*Problem details:* Could you write out the records below exactly as they appear, leaving out any pictures?

Charts and diagrams as code

================================

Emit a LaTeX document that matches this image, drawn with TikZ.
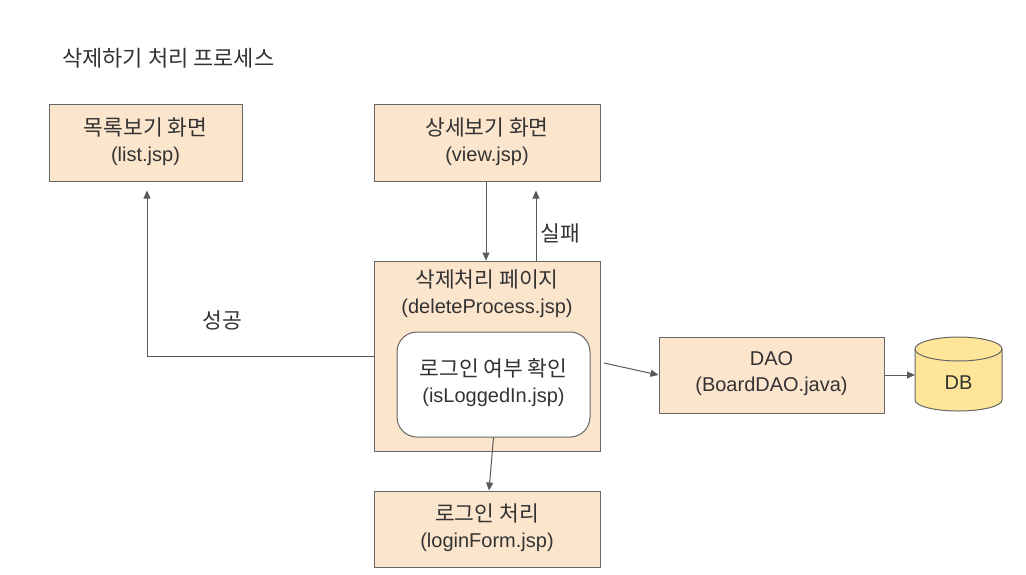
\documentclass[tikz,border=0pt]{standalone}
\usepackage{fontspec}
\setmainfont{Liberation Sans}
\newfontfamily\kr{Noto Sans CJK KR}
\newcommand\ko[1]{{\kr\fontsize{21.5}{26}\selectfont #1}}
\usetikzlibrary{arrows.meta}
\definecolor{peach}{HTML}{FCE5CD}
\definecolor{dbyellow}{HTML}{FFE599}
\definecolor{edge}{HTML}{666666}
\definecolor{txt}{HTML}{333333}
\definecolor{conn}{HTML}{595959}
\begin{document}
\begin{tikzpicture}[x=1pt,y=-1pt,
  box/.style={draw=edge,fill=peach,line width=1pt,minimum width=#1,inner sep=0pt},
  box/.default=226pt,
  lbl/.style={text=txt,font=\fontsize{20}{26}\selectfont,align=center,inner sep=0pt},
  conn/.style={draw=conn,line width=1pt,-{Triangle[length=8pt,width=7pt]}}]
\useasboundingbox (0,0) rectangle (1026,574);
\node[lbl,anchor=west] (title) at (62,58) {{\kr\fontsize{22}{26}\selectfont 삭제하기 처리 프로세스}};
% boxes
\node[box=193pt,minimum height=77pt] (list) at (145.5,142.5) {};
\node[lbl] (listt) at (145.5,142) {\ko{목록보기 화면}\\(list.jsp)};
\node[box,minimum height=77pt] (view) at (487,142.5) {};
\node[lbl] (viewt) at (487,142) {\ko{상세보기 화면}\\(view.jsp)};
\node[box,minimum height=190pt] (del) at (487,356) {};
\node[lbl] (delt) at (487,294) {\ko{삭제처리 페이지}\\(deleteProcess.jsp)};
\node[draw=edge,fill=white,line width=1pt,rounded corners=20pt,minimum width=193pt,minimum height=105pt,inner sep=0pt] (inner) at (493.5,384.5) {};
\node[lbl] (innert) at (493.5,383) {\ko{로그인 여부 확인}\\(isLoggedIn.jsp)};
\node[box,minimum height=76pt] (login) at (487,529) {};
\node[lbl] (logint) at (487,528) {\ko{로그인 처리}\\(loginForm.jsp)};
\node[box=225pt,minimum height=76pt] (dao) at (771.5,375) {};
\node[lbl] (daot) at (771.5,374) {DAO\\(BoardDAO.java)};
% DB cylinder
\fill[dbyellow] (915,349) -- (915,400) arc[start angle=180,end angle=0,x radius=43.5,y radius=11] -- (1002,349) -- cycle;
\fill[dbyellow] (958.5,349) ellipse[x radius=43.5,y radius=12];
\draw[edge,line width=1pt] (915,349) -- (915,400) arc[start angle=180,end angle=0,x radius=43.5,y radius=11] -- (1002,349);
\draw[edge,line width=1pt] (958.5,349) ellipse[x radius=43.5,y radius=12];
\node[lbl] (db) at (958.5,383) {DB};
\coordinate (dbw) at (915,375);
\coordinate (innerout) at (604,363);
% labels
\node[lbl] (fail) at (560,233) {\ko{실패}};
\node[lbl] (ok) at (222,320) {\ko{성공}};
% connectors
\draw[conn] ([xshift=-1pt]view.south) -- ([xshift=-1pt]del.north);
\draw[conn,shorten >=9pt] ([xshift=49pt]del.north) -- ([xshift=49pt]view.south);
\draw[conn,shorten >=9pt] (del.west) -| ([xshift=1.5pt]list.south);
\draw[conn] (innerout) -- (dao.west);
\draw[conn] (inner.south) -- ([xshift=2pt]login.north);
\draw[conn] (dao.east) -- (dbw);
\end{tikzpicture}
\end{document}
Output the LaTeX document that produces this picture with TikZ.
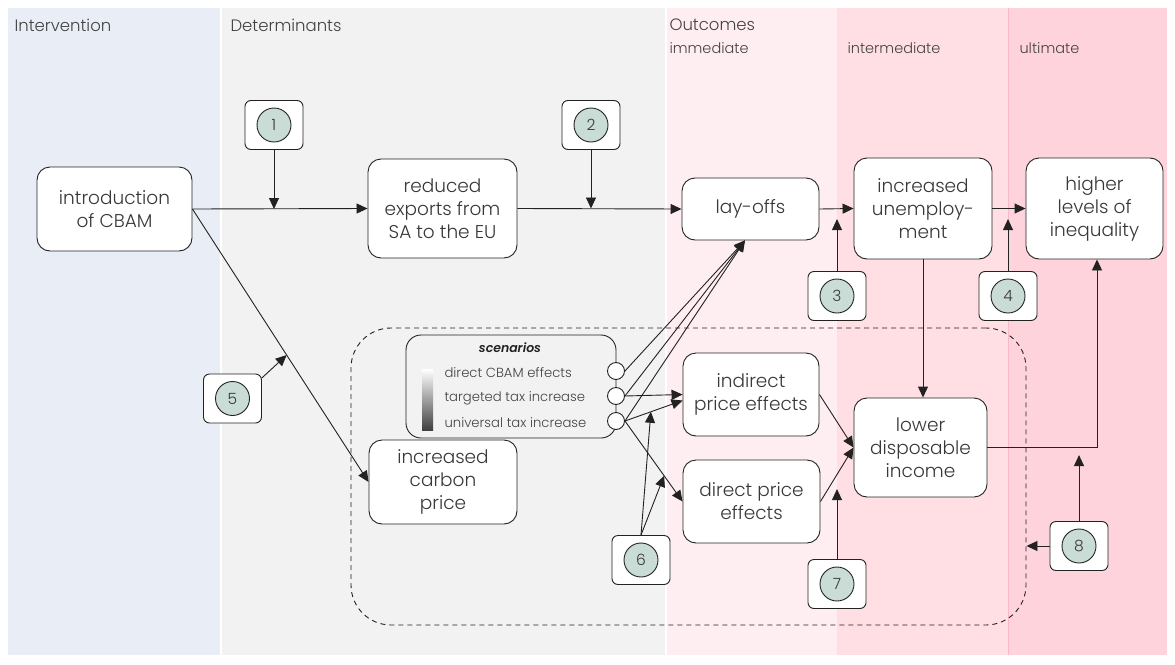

================================

*Solution for this task:*
Emit a LaTeX document that matches this image, drawn with TikZ.
\documentclass[tikz,border=0pt]{standalone}
\usepackage{fontspec}
\setmainfont{Liberation Sans}
\newfontfamily\kr{Noto Sans CJK KR}
\newcommand\ko[1]{{\kr\fontsize{21.5}{26}\selectfont #1}}
\usetikzlibrary{arrows.meta}
\definecolor{peach}{HTML}{FCE5CD}
\definecolor{dbyellow}{HTML}{FFE599}
\definecolor{edge}{HTML}{666666}
\definecolor{txt}{HTML}{333333}
\definecolor{conn}{HTML}{595959}
\begin{document}
\begin{tikzpicture}[x=1pt,y=-1pt,
  box/.style={draw=edge,fill=peach,line width=1pt,minimum width=#1,inner sep=0pt},
  box/.default=226pt,
  lbl/.style={text=txt,font=\fontsize{20}{26}\selectfont,align=center,inner sep=0pt},
  conn/.style={draw=conn,line width=1pt,-{Triangle[length=8pt,width=7pt]}}]
\useasboundingbox (0,0) rectangle (1026,574);
\node[lbl,anchor=west] (title) at (62,58) {{\kr\fontsize{22}{26}\selectfont 삭제하기 처리 프로세스}};
% boxes
\node[box=193pt,minimum height=77pt] (list) at (145.5,142.5) {};
\node[lbl] (listt) at (145.5,142) {\ko{목록보기 화면}\\(list.jsp)};
\node[box,minimum height=77pt] (view) at (487,142.5) {};
\node[lbl] (viewt) at (487,142) {\ko{상세보기 화면}\\(view.jsp)};
\node[box,minimum height=190pt] (del) at (487,356) {};
\node[lbl] (delt) at (487,294) {\ko{삭제처리 페이지}\\(deleteProcess.jsp)};
\node[draw=edge,fill=white,line width=1pt,rounded corners=20pt,minimum width=193pt,minimum height=105pt,inner sep=0pt] (inner) at (493.5,384.5) {};
\node[lbl] (innert) at (493.5,383) {\ko{로그인 여부 확인}\\(isLoggedIn.jsp)};
\node[box,minimum height=76pt] (login) at (487,529) {};
\node[lbl] (logint) at (487,528) {\ko{로그인 처리}\\(loginForm.jsp)};
\node[box=225pt,minimum height=76pt] (dao) at (771.5,375) {};
\node[lbl] (daot) at (771.5,374) {DAO\\(BoardDAO.java)};
% DB cylinder
\fill[dbyellow] (915,349) -- (915,400) arc[start angle=180,end angle=0,x radius=43.5,y radius=11] -- (1002,349) -- cycle;
\fill[dbyellow] (958.5,349) ellipse[x radius=43.5,y radius=12];
\draw[edge,line width=1pt] (915,349) -- (915,400) arc[start angle=180,end angle=0,x radius=43.5,y radius=11] -- (1002,349);
\draw[edge,line width=1pt] (958.5,349) ellipse[x radius=43.5,y radius=12];
\node[lbl] (db) at (958.5,383) {DB};
\coordinate (dbw) at (915,375);
\coordinate (innerout) at (604,363);
% labels
\node[lbl] (fail) at (560,233) {\ko{실패}};
\node[lbl] (ok) at (222,320) {\ko{성공}};
% connectors
\draw[conn] ([xshift=-1pt]view.south) -- ([xshift=-1pt]del.north);
\draw[conn,shorten >=9pt] ([xshift=49pt]del.north) -- ([xshift=49pt]view.south);
\draw[conn,shorten >=9pt] (del.west) -| ([xshift=1.5pt]list.south);
\draw[conn] (innerout) -- (dao.west);
\draw[conn] (inner.south) -- ([xshift=2pt]login.north);
\draw[conn] (dao.east) -- (dbw);
\end{tikzpicture}
\end{document}
Output the LaTeX document that produces this picture with TikZ.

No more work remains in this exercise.